| COLLECTED DATA |
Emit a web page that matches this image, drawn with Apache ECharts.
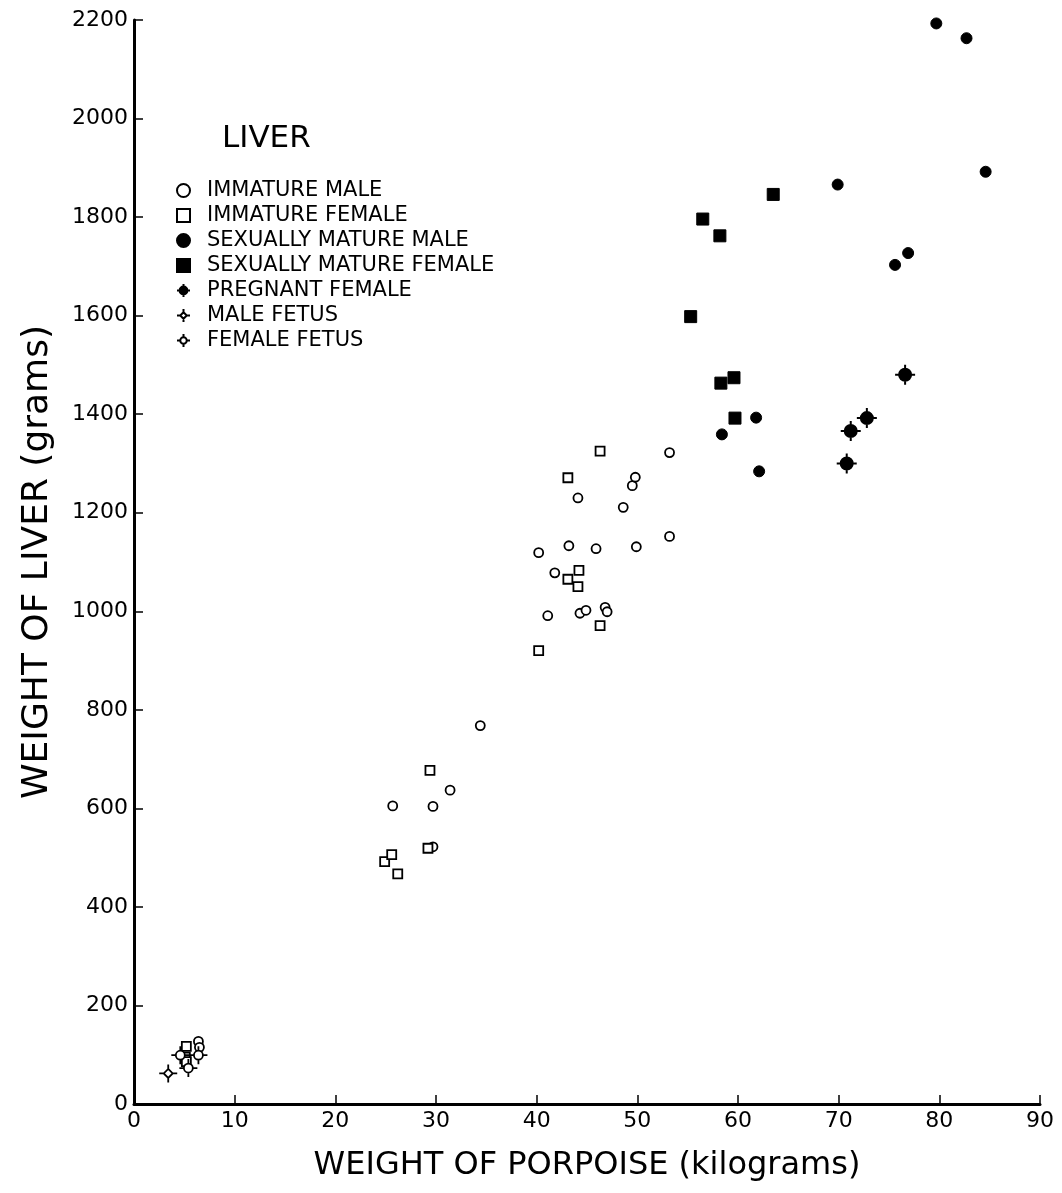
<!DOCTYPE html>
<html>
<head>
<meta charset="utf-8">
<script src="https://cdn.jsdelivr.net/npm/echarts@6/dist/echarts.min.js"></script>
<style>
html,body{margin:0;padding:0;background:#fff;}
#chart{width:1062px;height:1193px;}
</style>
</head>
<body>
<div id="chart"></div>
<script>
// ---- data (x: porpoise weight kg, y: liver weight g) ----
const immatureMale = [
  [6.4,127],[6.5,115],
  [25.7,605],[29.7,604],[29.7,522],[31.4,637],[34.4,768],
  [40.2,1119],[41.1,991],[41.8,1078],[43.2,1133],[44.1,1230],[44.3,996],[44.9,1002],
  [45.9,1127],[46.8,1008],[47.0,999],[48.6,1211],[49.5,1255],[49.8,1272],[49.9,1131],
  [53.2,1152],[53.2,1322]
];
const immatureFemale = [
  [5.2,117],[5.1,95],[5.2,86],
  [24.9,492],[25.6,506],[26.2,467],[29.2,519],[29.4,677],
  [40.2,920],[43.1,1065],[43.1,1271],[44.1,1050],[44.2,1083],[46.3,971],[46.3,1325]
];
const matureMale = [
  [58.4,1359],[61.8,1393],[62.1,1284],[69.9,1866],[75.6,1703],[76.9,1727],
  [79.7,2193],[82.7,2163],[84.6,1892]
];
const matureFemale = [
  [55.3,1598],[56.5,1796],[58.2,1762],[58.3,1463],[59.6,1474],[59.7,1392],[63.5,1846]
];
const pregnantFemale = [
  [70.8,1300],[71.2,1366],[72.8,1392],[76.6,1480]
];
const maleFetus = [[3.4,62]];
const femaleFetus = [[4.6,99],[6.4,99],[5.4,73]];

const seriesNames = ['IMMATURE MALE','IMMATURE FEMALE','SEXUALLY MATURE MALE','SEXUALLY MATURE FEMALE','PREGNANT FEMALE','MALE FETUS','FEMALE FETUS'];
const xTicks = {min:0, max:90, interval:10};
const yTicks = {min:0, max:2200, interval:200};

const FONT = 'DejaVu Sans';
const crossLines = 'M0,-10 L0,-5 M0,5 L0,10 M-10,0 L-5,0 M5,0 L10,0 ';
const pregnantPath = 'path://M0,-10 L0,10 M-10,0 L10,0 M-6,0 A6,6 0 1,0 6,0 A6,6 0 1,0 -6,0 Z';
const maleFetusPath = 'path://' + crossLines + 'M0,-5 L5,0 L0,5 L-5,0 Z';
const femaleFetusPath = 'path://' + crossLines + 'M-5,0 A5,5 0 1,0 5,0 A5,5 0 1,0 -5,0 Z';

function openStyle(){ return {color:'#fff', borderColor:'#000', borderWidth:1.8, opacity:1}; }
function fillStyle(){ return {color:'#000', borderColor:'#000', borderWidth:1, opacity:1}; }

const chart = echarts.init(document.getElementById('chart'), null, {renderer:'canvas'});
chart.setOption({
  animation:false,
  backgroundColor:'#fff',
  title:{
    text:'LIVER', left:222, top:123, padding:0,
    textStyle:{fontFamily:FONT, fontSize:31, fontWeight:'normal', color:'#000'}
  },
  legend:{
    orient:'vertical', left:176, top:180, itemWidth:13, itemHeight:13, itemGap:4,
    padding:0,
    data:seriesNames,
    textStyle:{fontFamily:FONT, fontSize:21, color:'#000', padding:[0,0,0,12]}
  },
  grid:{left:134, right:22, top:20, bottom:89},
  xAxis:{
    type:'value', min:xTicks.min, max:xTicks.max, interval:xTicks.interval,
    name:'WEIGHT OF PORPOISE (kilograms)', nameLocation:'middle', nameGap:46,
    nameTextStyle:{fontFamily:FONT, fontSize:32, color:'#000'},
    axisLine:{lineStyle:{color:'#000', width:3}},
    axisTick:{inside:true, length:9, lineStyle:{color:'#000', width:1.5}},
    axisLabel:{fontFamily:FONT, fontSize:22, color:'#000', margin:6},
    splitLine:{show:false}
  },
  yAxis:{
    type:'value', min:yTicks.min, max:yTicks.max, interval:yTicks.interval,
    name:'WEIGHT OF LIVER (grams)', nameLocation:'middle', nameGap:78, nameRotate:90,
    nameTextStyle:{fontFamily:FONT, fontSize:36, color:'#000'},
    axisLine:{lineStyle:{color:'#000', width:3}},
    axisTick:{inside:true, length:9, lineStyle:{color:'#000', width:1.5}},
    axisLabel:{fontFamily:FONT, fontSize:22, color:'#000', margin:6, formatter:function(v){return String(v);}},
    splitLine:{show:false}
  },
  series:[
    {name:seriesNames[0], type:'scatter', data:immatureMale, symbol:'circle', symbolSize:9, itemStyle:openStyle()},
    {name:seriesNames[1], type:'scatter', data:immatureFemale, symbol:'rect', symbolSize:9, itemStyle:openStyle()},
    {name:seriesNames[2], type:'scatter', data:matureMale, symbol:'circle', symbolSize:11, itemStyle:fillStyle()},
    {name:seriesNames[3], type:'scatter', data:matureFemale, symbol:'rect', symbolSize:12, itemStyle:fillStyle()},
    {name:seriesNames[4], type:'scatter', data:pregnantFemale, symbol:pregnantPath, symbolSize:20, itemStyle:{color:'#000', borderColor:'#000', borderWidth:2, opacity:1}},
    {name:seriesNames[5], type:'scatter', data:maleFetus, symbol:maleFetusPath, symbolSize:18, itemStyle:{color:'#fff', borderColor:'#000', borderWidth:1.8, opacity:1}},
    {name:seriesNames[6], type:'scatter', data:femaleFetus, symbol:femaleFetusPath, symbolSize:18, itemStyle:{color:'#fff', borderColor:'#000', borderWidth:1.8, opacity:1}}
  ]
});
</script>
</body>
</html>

| TASK OBJECTIVE |
Return the material exactly as given, apart from the pictures.

| CORRECT RESPONSE |
Emit a web page that matches this image, drawn with Apache ECharts.
<!DOCTYPE html>
<html>
<head>
<meta charset="utf-8">
<script src="https://cdn.jsdelivr.net/npm/echarts@6/dist/echarts.min.js"></script>
<style>
html,body{margin:0;padding:0;background:#fff;}
#chart{width:1062px;height:1193px;}
</style>
</head>
<body>
<div id="chart"></div>
<script>
// ---- data (x: porpoise weight kg, y: liver weight g) ----
const immatureMale = [
  [6.4,127],[6.5,115],
  [25.7,605],[29.7,604],[29.7,522],[31.4,637],[34.4,768],
  [40.2,1119],[41.1,991],[41.8,1078],[43.2,1133],[44.1,1230],[44.3,996],[44.9,1002],
  [45.9,1127],[46.8,1008],[47.0,999],[48.6,1211],[49.5,1255],[49.8,1272],[49.9,1131],
  [53.2,1152],[53.2,1322]
];
const immatureFemale = [
  [5.2,117],[5.1,95],[5.2,86],
  [24.9,492],[25.6,506],[26.2,467],[29.2,519],[29.4,677],
  [40.2,920],[43.1,1065],[43.1,1271],[44.1,1050],[44.2,1083],[46.3,971],[46.3,1325]
];
const matureMale = [
  [58.4,1359],[61.8,1393],[62.1,1284],[69.9,1866],[75.6,1703],[76.9,1727],
  [79.7,2193],[82.7,2163],[84.6,1892]
];
const matureFemale = [
  [55.3,1598],[56.5,1796],[58.2,1762],[58.3,1463],[59.6,1474],[59.7,1392],[63.5,1846]
];
const pregnantFemale = [
  [70.8,1300],[71.2,1366],[72.8,1392],[76.6,1480]
];
const maleFetus = [[3.4,62]];
const femaleFetus = [[4.6,99],[6.4,99],[5.4,73]];

const seriesNames = ['IMMATURE MALE','IMMATURE FEMALE','SEXUALLY MATURE MALE','SEXUALLY MATURE FEMALE','PREGNANT FEMALE','MALE FETUS','FEMALE FETUS'];
const xTicks = {min:0, max:90, interval:10};
const yTicks = {min:0, max:2200, interval:200};

const FONT = 'DejaVu Sans';
const crossLines = 'M0,-10 L0,-5 M0,5 L0,10 M-10,0 L-5,0 M5,0 L10,0 ';
const pregnantPath = 'path://M0,-10 L0,10 M-10,0 L10,0 M-6,0 A6,6 0 1,0 6,0 A6,6 0 1,0 -6,0 Z';
const maleFetusPath = 'path://' + crossLines + 'M0,-5 L5,0 L0,5 L-5,0 Z';
const femaleFetusPath = 'path://' + crossLines + 'M-5,0 A5,5 0 1,0 5,0 A5,5 0 1,0 -5,0 Z';

function openStyle(){ return {color:'#fff', borderColor:'#000', borderWidth:1.8, opacity:1}; }
function fillStyle(){ return {color:'#000', borderColor:'#000', borderWidth:1, opacity:1}; }

const chart = echarts.init(document.getElementById('chart'), null, {renderer:'canvas'});
chart.setOption({
  animation:false,
  backgroundColor:'#fff',
  title:{
    text:'LIVER', left:222, top:123, padding:0,
    textStyle:{fontFamily:FONT, fontSize:31, fontWeight:'normal', color:'#000'}
  },
  legend:{
    orient:'vertical', left:176, top:180, itemWidth:13, itemHeight:13, itemGap:4,
    padding:0,
    data:seriesNames,
    textStyle:{fontFamily:FONT, fontSize:21, color:'#000', padding:[0,0,0,12]}
  },
  grid:{left:134, right:22, top:20, bottom:89},
  xAxis:{
    type:'value', min:xTicks.min, max:xTicks.max, interval:xTicks.interval,
    name:'WEIGHT OF PORPOISE (kilograms)', nameLocation:'middle', nameGap:46,
    nameTextStyle:{fontFamily:FONT, fontSize:32, color:'#000'},
    axisLine:{lineStyle:{color:'#000', width:3}},
    axisTick:{inside:true, length:9, lineStyle:{color:'#000', width:1.5}},
    axisLabel:{fontFamily:FONT, fontSize:22, color:'#000', margin:6},
    splitLine:{show:false}
  },
  yAxis:{
    type:'value', min:yTicks.min, max:yTicks.max, interval:yTicks.interval,
    name:'WEIGHT OF LIVER (grams)', nameLocation:'middle', nameGap:78, nameRotate:90,
    nameTextStyle:{fontFamily:FONT, fontSize:36, color:'#000'},
    axisLine:{lineStyle:{color:'#000', width:3}},
    axisTick:{inside:true, length:9, lineStyle:{color:'#000', width:1.5}},
    axisLabel:{fontFamily:FONT, fontSize:22, color:'#000', margin:6, formatter:function(v){return String(v);}},
    splitLine:{show:false}
  },
  series:[
    {name:seriesNames[0], type:'scatter', data:immatureMale, symbol:'circle', symbolSize:9, itemStyle:openStyle()},
    {name:seriesNames[1], type:'scatter', data:immatureFemale, symbol:'rect', symbolSize:9, itemStyle:openStyle()},
    {name:seriesNames[2], type:'scatter', data:matureMale, symbol:'circle', symbolSize:11, itemStyle:fillStyle()},
    {name:seriesNames[3], type:'scatter', data:matureFemale, symbol:'rect', symbolSize:12, itemStyle:fillStyle()},
    {name:seriesNames[4], type:'scatter', data:pregnantFemale, symbol:pregnantPath, symbolSize:20, itemStyle:{color:'#000', borderColor:'#000', borderWidth:2, opacity:1}},
    {name:seriesNames[5], type:'scatter', data:maleFetus, symbol:maleFetusPath, symbolSize:18, itemStyle:{color:'#fff', borderColor:'#000', borderWidth:1.8, opacity:1}},
    {name:seriesNames[6], type:'scatter', data:femaleFetus, symbol:femaleFetusPath, symbolSize:18, itemStyle:{color:'#fff', borderColor:'#000', borderWidth:1.8, opacity:1}}
  ]
});
</script>
</body>
</html>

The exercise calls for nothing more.